Deux titres qui figurent sur son premier album, No Time for Dreaming, sorti en 2011. Suivront deux autres grands formats: Victim of Love en 2013, parfait du début à la fin («Strictly Reserved for You» en ouverture, imparable) et Changes en 2016, reprise du morceau de Black Sabbath écrit en 1972, à qui il offre une jeunesse éternelle.
Touché par la grâce
Enfin reconnu à sa juste valeur, Charles Bradley n’était pas avare en interviews. Il en a donné deux exceptionnelles au site Noisey.com, en 2014 et 2016. Où il racontait avec force détails ses galères, la façon dont il a parfois dû «lécher des culs» (on cite) pour s’en sortir.
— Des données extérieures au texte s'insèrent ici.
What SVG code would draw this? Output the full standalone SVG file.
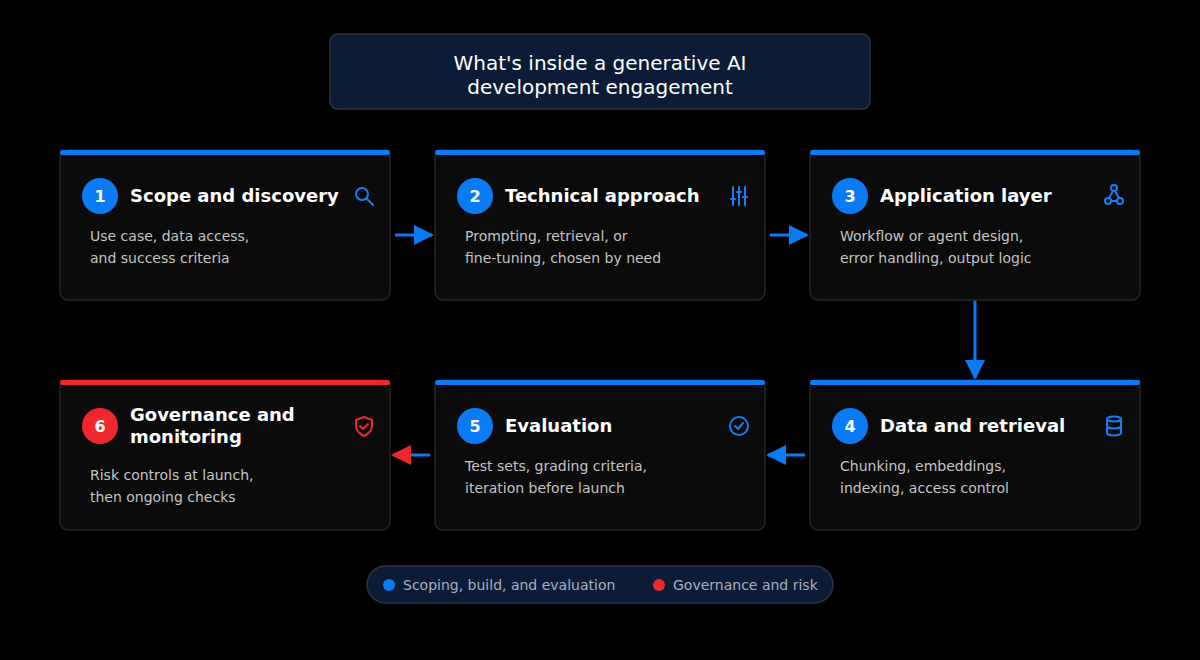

Il jurait qu’il avait tout vu, surtout le pire, mais restait accroché à sa volonté de ne juger personne, parce qu’il estimait ne pas valoir mieux. Charles Bradley, c’était l’empathie, la foi, l’amour universel. Un homme touché par la grâce, qui a voulu jusqu’au bout garder ses illusions sur les Etats-Unis, centre de l’humanité et de toutes les races réunies. «Avec amour et compréhension, on peut y arriver», disait-il encore l’an dernier.
Bradley, c’est le boxeur échappé de la misère qui devient champion du monde, le cycliste prolo du nord de l’Europe qui se transforme en grand champion plein d’élégance. Sur scène, il se sapait de façon plutôt inattendue, avec des t-shirts en filet étonnants ou des vestes aux couleurs inconnues. Il bougeait comme personne sinon James Brown, sa référence, qu’il avait découvert en 1962, lorsque sa grande sœur l’avait accompagné à l’Apollo Theater de New York.
Pasteur charismatique
Régulièrement au bord des larmes, accompagné par un groupe exceptionnel (Charles Bradley and His Extraordinaires), il avait retourné l’Olympia parisien en avril 2016 en descendant dans la salle pour serrer toutes les mains qui s’offraient à lui, tel un pasteur charismatique. La scène, ces moments de communion qu’il voulait partager le plus possible après avoir tant attendu.
Il avait d’ailleurs prévu de tourner tout l’automne en Europe, notamment le 12 décembre à Zurich, après quatre apparitions ces dernières années à l’enseigne du Montreux Jazz. Il est mort samedi matin, quand ça commençait vraiment à marcher pour lui. La seule chose qu’il aura faite trop tôt de toute sa vie.